Shake Shack makes a number of disclosures that would set off alarm bells in a lesser company. Profit margins came down sharply this year even at a same-store level. As the company makes clear, same-store sales growth of 3% was half its 2013 level though it did beat inflation by a narrow margin. Note to investors: this may not be a high-growth story.
Shake Shack spends about 31% of its restaurant revenues on food - well above the level spent by other well-managed chains (25% is the gold standard) like Dave & Buster's (PLAY) , itself a successful recent IPO, Chuy's (CHUY) and even Olive Garden (DRI) . Profit before interest, taxes and non-cash items grew 12% in the first nine months of the year - less than a third of the company's 39% sales growth, excluding franchising fees for international Shake Shacks owned by other companies. The company also admits that each restaurant's sales slip in its second year of operations as the buzz wears off and local managers get down to real business.

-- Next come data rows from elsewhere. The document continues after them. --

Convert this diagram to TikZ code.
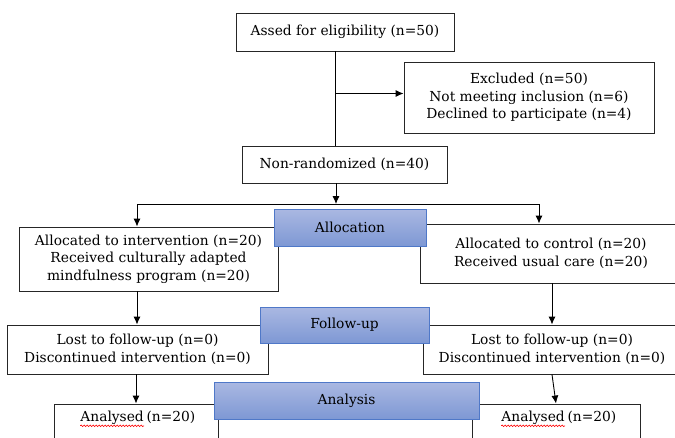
\documentclass[tikz,border=0pt]{standalone}
\usepackage{fontspec}
\setmainfont{DejaVu Serif}
\usetikzlibrary{calc,positioning,arrows.meta,decorations.pathmorphing}
\definecolor{phasetop}{RGB}{170,184,226}
\definecolor{phasebot}{RGB}{126,152,212}
\definecolor{phaseline}{RGB}{79,120,200}

\tikzset{
  box/.style={draw=black!85, line width=0.9pt, fill=white, align=center,
    inner sep=0pt, font=\fontsize{13.8}{17.5}\selectfont},
  phase/.style={draw=phaseline, line width=0.9pt, top color=phasetop,
    bottom color=phasebot, inner sep=0pt, font=\fontsize{13.8}{16}\selectfont},
  lbl/.style={inner sep=0pt, font=\fontsize{13.8}{16}\selectfont},
  squig/.style={red, line width=0.6pt, decorate,
    decoration={snake, amplitude=0.8pt, segment length=3pt}},
  link/.style={line width=0.9pt, -{Latex[length=8pt,width=7pt]}}
}

\begin{document}
\begin{tikzpicture}[x=1pt,y=-1pt]
\clip (0,0) rectangle (675,437);
\fill[white] (0,0) rectangle (675,437);

% enrolment
\node[box, minimum width=218, minimum height=38] (assess) at (345,32) {Assed for eligibility (n=50)};
\node[box, minimum width=250, minimum height=71] (excl) at (529,97.5)
    {Excluded (n=50)\\Not meeting inclusion (n=6)\\Declined to participate (n=4)};
\node[box, minimum width=205, minimum height=37] (nonrand) at (344.5,164.5) {Non-randomized (n=40)};
\coordinate (trunk) at (335,0);
\coordinate (split) at (336,204);
\coordinate (splitL) at (137,204);
\coordinate (splitR) at (539,204);

% groups
\node[box, minimum width=259, minimum height=64] (intv) at (148.5,259)
    {Allocated to intervention (n=20)\\Received culturally adapted\\mindfulness program (n=20)};
\node[box, minimum width=262, minimum height=59] (ctrl) at (551,253.5)
    {Allocated to control (n=20)\\Received usual care (n=20)};
\node[box, minimum width=261, minimum height=49] (lostL) at (137.5,349.5)
    {Lost to follow-up (n=0)\\Discontinued intervention (n=0)};
\node[box, minimum width=258, minimum height=49] (lostR) at (552,349.5)
    {Lost to follow-up (n=0)\\Discontinued intervention (n=0)};
\node[box, minimum width=164, minimum height=80] (anL) at (136,444) {};
\node[box, minimum width=168, minimum height=80] (anR) at (556,444) {};

\node[lbl, anchor=base east] (anLword) at ($(anL.north)+(8,18)$) {Analysed};
\node[lbl, anchor=base west] (anLn) at (anLword.base east) {\,(n=20)};
\node[lbl, anchor=base east] (anRword) at ($(anR.north)+(9,18)$) {Analysed};
\node[lbl, anchor=base west] (anRn) at (anRword.base east) {\,(n=20)};
\draw[squig] ([yshift=-1pt]anLword.south west) -- ([yshift=-1pt]anLword.south east);
\draw[squig] ([yshift=-1pt]anRword.south west) -- ([yshift=-1pt]anRword.south east);

% phases
\node[phase, minimum width=152, minimum height=37] (alloc) at (350,227.5) {Allocation};
\node[phase, minimum width=169, minimum height=36] (follow) at (344.5,325) {Follow-up};
\node[phase, minimum width=265, minimum height=37] (analysis) at (346.5,400.5) {Analysis};

% connectors
\draw[line width=0.9pt] (trunk |- assess.south) -- (trunk |- nonrand.north);
\draw[link] (trunk |- excl.west) ++(0,-4) -- ($(excl.west)+(0,-4)$);
\draw[link] (split |- nonrand.south) -- (split);
\draw[line width=0.9pt] (splitL) -- (splitR);
\draw[link] (splitL) -- (splitL |- intv.north);
\draw[link] (splitR) -- (splitR |- ctrl.north);
\draw[link] (splitL |- intv.south) -- (splitL |- lostL.north);
\draw[link] (lostR.north |- ctrl.south) -- (lostR.north);
\draw[link] (anL.north |- lostL.south) -- (anL.north);
\draw[link] (lostR.south) -- (anR.north);
\end{tikzpicture}
\end{document}
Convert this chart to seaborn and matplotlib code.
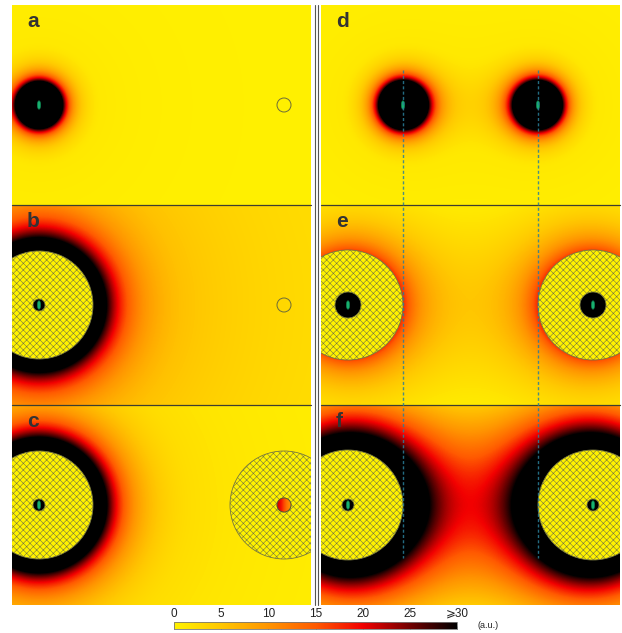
import numpy as np
import pandas as pd
import matplotlib
matplotlib.use("Agg")
import matplotlib.pyplot as plt
import seaborn as sns
from matplotlib.colors import LinearSegmentedColormap, Normalize
from matplotlib.patches import Circle, Wedge, Ellipse
from matplotlib.lines import Line2D

# ---------------- data ----------------
panel_labels = ["a", "b", "c", "d", "e", "f"]
# source positions inside each 299 x 200 panel and their signs
src_x = {"a": [27], "b": [27], "c": [27], "d": [82, 217], "e": [27, 272], "f": [27, 272]}
src_q = {"a": [1], "b": [1], "c": [1], "d": [1, -1], "e": [1, -1], "f": [1, -1]}
src_y = 100
# radius at which a lone source reaches the saturation value (30 a.u.)
sat_radius = {"a": 24, "b": 66, "c": 68, "d": 25, "e": 42, "f": 73}
# response curve F = amp_a * ((e - e_off) / (1 - e_off))**pow_a + amp_b * e**pow_b
amp_a = {"a": 27, "b": 19, "c": 20, "d": 27, "e": 30, "f": 30}
e_off = {"a": 0.15, "b": 0.2, "c": 0.2, "d": 0.15, "e": 0.08, "f": 0.25}
pow_a = {"a": 1.3, "b": 1.5, "c": 1.5, "d": 1.3, "e": 1.0, "f": 0.83}
amp_b = {"a": 3, "b": 13, "c": 10, "d": 3, "e": 0, "f": 0}
pow_b = {"a": 0.5, "b": 0.55, "c": 0.9, "d": 0.5, "e": 1.0, "f": 1.0}
# hatched shells: (x, outer radius, inner radius)
shells = {"b": [(27, 54, 6)], "c": [(27, 54, 6), (272, 54, 7)],
          "e": [(27, 55, 13), (272, 55, 13)], "f": [(27, 55, 6), (272, 55, 6)]}
open_circles = {"a": [(272, 7)], "b": [(272, 7)]}
green_marks = {"a": [27], "b": [27], "c": [27], "d": [82, 217], "e": [27, 272], "f": [27, 272]}
# values visible through the small opening of the right shell in panel c (left -> right)
c_hole_values = [21, 19, 16, 13, 11]
dashed_x = [82, 217]
cbar_ticks = [0, 5, 10, 15, 20, 25, 30]
cbar_labels = ["0", "5", "10", "15", "20", "25", "⩾30"]
vmax = 30

# ---------------- style ----------------
sns.set_theme(style="white")
plt.rcParams["font.family"] = ["Liberation Sans", "DejaVu Sans"]
plt.rcParams["hatch.linewidth"] = 0.4

cmap = LinearSegmentedColormap.from_list(
    "heat",
    [(0.0, "#fff200"), (5 / 30, "#ffc600"), (10 / 30, "#ff9400"), (15 / 30, "#ff5a00"),
     (20 / 30, "#f20000"), (25 / 30, "#720000"), (1.0, "#000000")])
norm = Normalize(0, vmax)

W, H = 299, 200
FW, FH = 622, 633
fig = plt.figure(figsize=(FW / 100, FH / 100), dpi=100)

col_x = [12, 321]
row_y = [5, 205, 405]
layout = {"a": (0, 0), "b": (0, 1), "c": (0, 2), "d": (1, 0), "e": (1, 1), "f": (1, 2)}

xs = np.arange(W) + 0.5
ys = np.arange(H) + 0.5
X, Y = np.meshgrid(xs, ys)


def field(p):
    Ex = np.zeros_like(X)
    Ey = np.zeros_like(X)
    for x0, q in zip(src_x[p], src_q[p]):
        dx = X - x0
        dy = Y - src_y
        r2 = dx ** 2 + dy ** 2 + 1e-6
        Ex += q * dx / r2 ** 1.5
        Ey += q * dy / r2 ** 1.5
    e = np.hypot(Ex, Ey) * sat_radius[p] ** 2
    e = np.minimum(e, 50)
    t = np.clip((e - e_off[p]) / (1 - e_off[p]), 0, None)
    F = amp_a[p] * t ** pow_a[p] + amp_b[p] * e ** pow_b[p]
    return np.clip(F, 0, vmax)


axes = {}
for p in panel_labels:
    c, r = layout[p]
    ax = fig.add_axes([col_x[c] / FW, (FH - row_y[r] - H) / FH, W / FW, H / FH])
    axes[p] = ax
    sns.heatmap(pd.DataFrame(field(p)), ax=ax, cmap=cmap, vmin=0, vmax=vmax, cbar=False,
                xticklabels=False, yticklabels=False, rasterized=True)
    ax.set_xlim(0, W)
    ax.set_ylim(H, 0)

    for (x0, ro, ri) in shells.get(p, []):
        ax.add_patch(Wedge((x0, src_y), ro, 0, 360, width=ro - ri, facecolor="#fff200",
                           edgecolor="#76763f", lw=0.6, hatch="xxxxx", zorder=3))
    for (x0, rr) in open_circles.get(p, []):
        ax.add_patch(Circle((x0, src_y), rr, fill=False, edgecolor="#6b6b3a", lw=0.7, zorder=3))
    for x0 in green_marks.get(p, []):
        ax.add_patch(Ellipse((x0, src_y), 3.4, 8.5, facecolor="#18b070", edgecolor="#0b7a4a",
                             lw=0.4, zorder=5))
    if p == "c":
        hole = Circle((272, src_y), 7, transform=ax.transData)
        im = ax.imshow(np.array([c_hole_values], dtype=float), cmap=cmap, norm=norm,
                       extent=(265, 279, 107, 93), interpolation="bilinear", aspect="auto", zorder=4)
        im.set_clip_path(hole)
        ax.add_patch(Circle((272, src_y), 7, fill=False, edgecolor="#55552a", lw=0.6, zorder=5))
        ax.set_xlim(0, W)
        ax.set_ylim(H, 0)
    ax.text(15, 22, p, fontsize=15, fontweight="bold", color="#333333", va="baseline", zorder=6)
    ax.axis("off")

# separators between rows
for yy in [205, 405]:
    for x0 in col_x:
        fig.add_artist(Line2D([x0 / FW, (x0 + W) / FW], [(FH - yy) / FH] * 2,
                              color="#3d3d30", lw=0.9, zorder=10))
# double vertical divider
for xx in [315.3, 317.8]:
    fig.add_artist(Line2D([xx / FW] * 2, [(FH - 5) / FH, (FH - 605) / FH],
                          color="#555555", lw=0.8, zorder=10))
# dashed guide lines through d-f
for xd in dashed_x:
    fig.add_artist(Line2D([(321 + xd) / FW] * 2, [(FH - 70) / FH, (FH - 558) / FH],
                          color="#2a7f9a", alpha=0.85, lw=1.0, ls=(0, (2.2, 1.6)), zorder=11))

# colorbar
cax = fig.add_axes([174 / FW, (FH - 629) / FH, 283 / FW, 7 / FH])
sm = plt.cm.ScalarMappable(norm=norm, cmap=cmap)
cb = fig.colorbar(sm, cax=cax, orientation="horizontal", ticks=cbar_ticks)
cb.set_ticklabels(cbar_labels)
cax.tick_params(axis="x", which="both", bottom=True, top=False, labelbottom=False, labeltop=True,
                direction="in", length=2.5, width=0.6, color="#555555", pad=1.5, labelsize=8.5,
                labelcolor="#222222")
cb.minorticks_off()
cb.outline.set_edgecolor("#777777")
cb.outline.set_linewidth(0.6)
fig.text(478 / FW, (FH - 626) / FH, "(a.u.)", fontsize=6.5, color="#222222", va="center", ha="left")

fig.savefig("out.png", dpi=100)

Looking at it this soon after Monday's filing of the company's initial Securities and Exchange Commission paperwork, these issues wouldn't make investors write off the deal - but they are likely to set the agenda for when Shake Shack meets with investors before selling its $100 million in shares . It could also help determine whether it meets its reported goal of a $1 billion valuation, a steep multiple to the $83.8 million in revenue and $3.55 million in profit it reported for the first nine months of 2014.
The tension will be whether the 63-store Shake Shack can overcome these problems by pointing to its growth prospects, the power of its brand, and the quality of its management team.